Seeing Mike Remmers and one-sided officiating help an over-the-hill goat win a Super Bowl surely gave many Panthers fans flashbacks. If we can repress those memories, though, we should be able to learn a few things from the Chiefs’ challenges in Tampa. Let’s look at both sides of this game and see what it should mean for the Panthers.
Why Tampa Bay won
This should be clear enough. Last season, the Bucs went 7-9, finishing third in the NFC South. Jameis Winston threw almost as many touchdowns to opposing defenses as he did to his own team despite having some fantastic weapons to throw to. In the offseason, they added a proven veteran quarterback with experience making big plays in big games. Dropping a playmaking quarterback into that offense led to fantastic results. This season, the Panthers went 5-11, finishing third in the NFC South. Teddy Bridgewater was unable or unwilling to push the ball downfield despite having some fantastic weapons to throw to. In the offseason, the Panthers might have the opportunity to add a proven veteran quarterback with experience making big plays in big games. Dropping a playmaking quarterback into this offense would lead to equally fantastic results. While Deshaun Watson has not yet won a Super Bowl, his play has not been the reason for that.
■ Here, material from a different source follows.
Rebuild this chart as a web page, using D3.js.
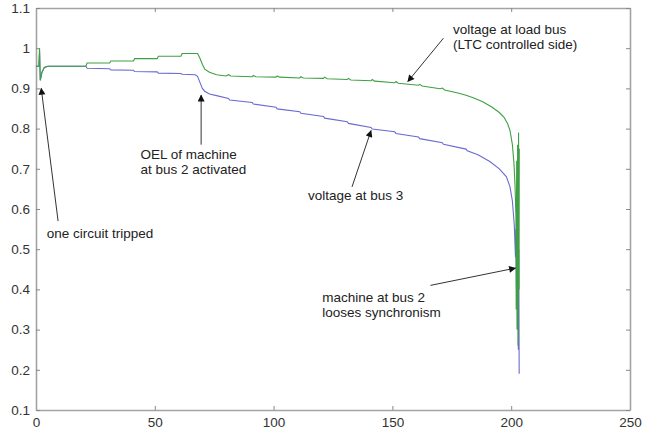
<!DOCTYPE html>
<html>
<head>
<meta charset="utf-8">
<script src="https://cdn.jsdelivr.net/npm/d3@7"></script>
<style>
  body { margin: 0; background: #fff; }
  text { font-family: "Liberation Sans", Arial, sans-serif; }
</style>
</head>
<body>
<div id="chart"></div>
<script>
// time (s) and voltage (pu)
const timeLoad = [0, 1.2, 1.5, 1.8, 2.5, 3.5, 5, 21, 21.5, 31, 31.5, 41, 41.5, 51, 51.5, 61, 61.5, 68, 69, 70, 71, 73, 76, 80, 81, 82, 91, 91.5, 92.5, 101, 101.5, 102.5, 111, 111.5, 112.5, 121, 121.5, 122.5, 131, 131.5, 132.5, 141, 141.5, 142.5, 151, 151.5, 152.5, 161, 161.5, 162.5, 170, 171, 172, 178, 181, 184, 188, 192, 195, 197, 198.5, 199.5, 200.5, 201.2, 201.6, 202, 202.1, 202.3, 202.5, 202.7, 202.9, 203.1, 203.3, 203.4];
const voltLoad = [0.955, 0.955, 1.0, 0.92, 0.94, 0.952, 0.955, 0.955, 0.963, 0.963, 0.968, 0.968, 0.974, 0.974, 0.98, 0.98, 0.987, 0.987, 0.975, 0.96, 0.948, 0.94, 0.934, 0.931, 0.934, 0.931, 0.929, 0.932, 0.929, 0.928, 0.931, 0.928, 0.926, 0.929, 0.926, 0.925, 0.928, 0.924, 0.922, 0.925, 0.921, 0.919, 0.922, 0.918, 0.914, 0.917, 0.913, 0.908, 0.91, 0.906, 0.899, 0.901, 0.896, 0.888, 0.883, 0.877, 0.867, 0.853, 0.84, 0.828, 0.812, 0.795, 0.76, 0.71, 0.66, 0.58, 0.35, 0.72, 0.3, 0.76, 0.26, 0.79, 0.4, 0.75];

const timeBus3 = [0, 1.2, 1.5, 1.8, 2.5, 3.5, 5, 21, 21.5, 31, 31.5, 41, 41.5, 51, 51.5, 61, 61.5, 67, 68, 69, 70, 71, 73, 76, 81, 81.5, 91, 91.5, 101, 101.5, 111, 111.5, 121, 121.5, 131, 131.5, 141, 141.5, 151, 151.5, 161, 161.5, 171, 171.5, 181, 181.5, 186, 191, 195, 198, 199.5, 200.5, 201.3, 201.8, 202, 202.2, 202.4, 202.6, 202.8, 203, 203.2, 203.35];
const voltBus3 = [0.955, 0.955, 0.99, 0.92, 0.94, 0.952, 0.955, 0.955, 0.95, 0.949, 0.946, 0.945, 0.942, 0.941, 0.938, 0.937, 0.935, 0.934, 0.93, 0.915, 0.9, 0.893, 0.886, 0.882, 0.875, 0.871, 0.865, 0.861, 0.853, 0.849, 0.842, 0.838, 0.83, 0.826, 0.817, 0.813, 0.803, 0.799, 0.792, 0.788, 0.779, 0.775, 0.765, 0.761, 0.749, 0.745, 0.735, 0.718, 0.7, 0.68, 0.655, 0.62, 0.56, 0.48, 0.55, 0.4, 0.62, 0.3, 0.58, 0.25, 0.5, 0.19];

const xTicks = [0, 50, 100, 150, 200, 250];
const yTicks = [0.1, 0.2, 0.3, 0.4, 0.5, 0.6, 0.7, 0.8, 0.9, 1, 1.1];

// annotations: text lines, then arrow from (t, v) to (t, v)
const notes = [
  { lines: ["voltage at load bus", "(LTC controlled side)"], at: [175.5, 1.036], from: [171.5, 1.025], to: [156.5, 0.917] },
  { lines: ["OEL of machine", "at bus 2 activated"], at: [44, 0.725], from: [69.5, 0.76], to: [69.5, 0.883] },
  { lines: ["voltage at bus 3"], at: [114.5, 0.623], from: [133, 0.655], to: [141, 0.795] },
  { lines: ["one circuit tripped"], at: [4.5, 0.528], from: [9.3, 0.57], to: [2.2, 0.9] },
  { lines: ["machine at bus 2", "looses synchronism"], at: [120.5, 0.368], from: [166, 0.41], to: [201.8, 0.453] }
];

const width = 648, height = 431;
const padLeft = 36, padRight = 630, padTop = 8, padBottom = 410;

const xScale = d3.scaleLinear().domain([0, 250]).range([padLeft, padRight]);
const yScale = d3.scaleLinear().domain([0.1, 1.1]).range([padBottom, padTop]);

const svg = d3.select("#chart").append("svg")
  .attr("width", width)
  .attr("height", height);

svg.append("defs").append("marker")
  .attr("id", "head")
  .attr("viewBox", "0 0 10 10")
  .attr("refX", 9).attr("refY", 5)
  .attr("markerWidth", 9).attr("markerHeight", 7)
  .attr("markerUnits", "userSpaceOnUse")
  .attr("orient", "auto")
  .append("path").attr("d", "M0,0L10,5L0,10z").attr("fill", "#111");

// axes on all four sides, ticks pointing inwards
const axisColor = "#a3a3a3";
function styleAxis(g) {
  g.select(".domain").attr("stroke", axisColor).attr("stroke-width", 1.6);
  g.selectAll(".tick line").attr("stroke", "#888");
  g.selectAll(".tick text").attr("fill", "#333").attr("font-size", "13.5px")
    .attr("font-family", "Liberation Sans, Arial, sans-serif");
}

svg.append("g")
  .attr("transform", "translate(0," + padBottom + ")")
  .call(d3.axisBottom(xScale).tickValues(xTicks).tickSizeInner(-4).tickSizeOuter(0).tickPadding(7).tickFormat(d3.format("d")))
  .call(styleAxis);
svg.append("g")
  .attr("transform", "translate(0," + padTop + ")")
  .call(d3.axisTop(xScale).tickValues(xTicks).tickSizeInner(-4).tickSizeOuter(0).tickFormat(""))
  .call(styleAxis);
svg.append("g")
  .attr("transform", "translate(" + padLeft + ",0)")
  .call(d3.axisLeft(yScale).tickValues(yTicks).tickSizeInner(-4).tickSizeOuter(0).tickPadding(6).tickFormat(d => d3.format("")(+d.toFixed(1))))
  .call(styleAxis);
svg.append("g")
  .attr("transform", "translate(" + padRight + ",0)")
  .call(d3.axisRight(yScale).tickValues(yTicks).tickSizeInner(-4).tickSizeOuter(0).tickFormat(""))
  .call(styleAxis);

const line = d3.line()
  .x(d => xScale(d[0]))
  .y(d => yScale(d[1]));

const bus3 = timeBus3.map((t, i) => [t, voltBus3[i]]);
const load = timeLoad.map((t, i) => [t, voltLoad[i]]);

svg.append("path").datum(bus3)
  .attr("d", line).attr("fill", "none")
  .attr("stroke", "#6a6ad2").attr("stroke-width", 1.1);
svg.append("path").datum(load)
  .attr("d", line).attr("fill", "none")
  .attr("stroke", "#3f9f44").attr("stroke-width", 1.1);

// annotations
notes.forEach(n => {
  svg.append("line")
    .attr("x1", xScale(n.from[0])).attr("y1", yScale(n.from[1]))
    .attr("x2", xScale(n.to[0])).attr("y2", yScale(n.to[1]))
    .attr("stroke", "#333").attr("stroke-width", 1)
    .attr("marker-end", "url(#head)");
  const t = svg.append("text")
    .attr("x", xScale(n.at[0])).attr("y", yScale(n.at[1]))
    .attr("font-size", "13.5px").attr("fill", "#222");
  n.lines.forEach((s, i) => {
    t.append("tspan").attr("x", xScale(n.at[0])).attr("dy", i ? 15 : 0).text(s);
  });
});
</script>
</body>
</html>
Doing whatever it takes to add Watson would be the quickest way for the Panthers to follow in the footsteps of Tampa Bay.
Why Kansas City lost
The Chiefs had a rash of injuries to their offensive line, specifically offensive tackle. This led to he-who-shall-not-be-named starting at left tackle. Panthers fans know full well that this was a recipe for disaster, especially against Shaq Barrett and Jason Pierre-Paul. The rest of the offensive line did not play well, either. Andy Reid and Eric Bienemy also pulled a Ron Rivera and Mike Shula by not providing much help for the struggling linemen. Clearly offensive linemen are at a premium, meaning the Panthers need to do a couple things. First and foremost: lock up Taylor Moton. Like, yesterday. Second, use whatever draft capital not spent acquiring Deshaun Watson on offensive linemen. Last year’s draft was entirely defensive players, and it seems to have paid off. The team threw a slew of picks at the defensive wall, and several of those picks seem to have the ability to stick. Throwing a bunch of picks at the offensive line should provide at least a couple competent backups in the unfortunate event that the starters miss time. Honestly, this should be the plan whether or not the Panthers are able to land Watson. As we saw on Sunday, it doesn’t matter how talented your quarterback is if you can’t protect him at least a little.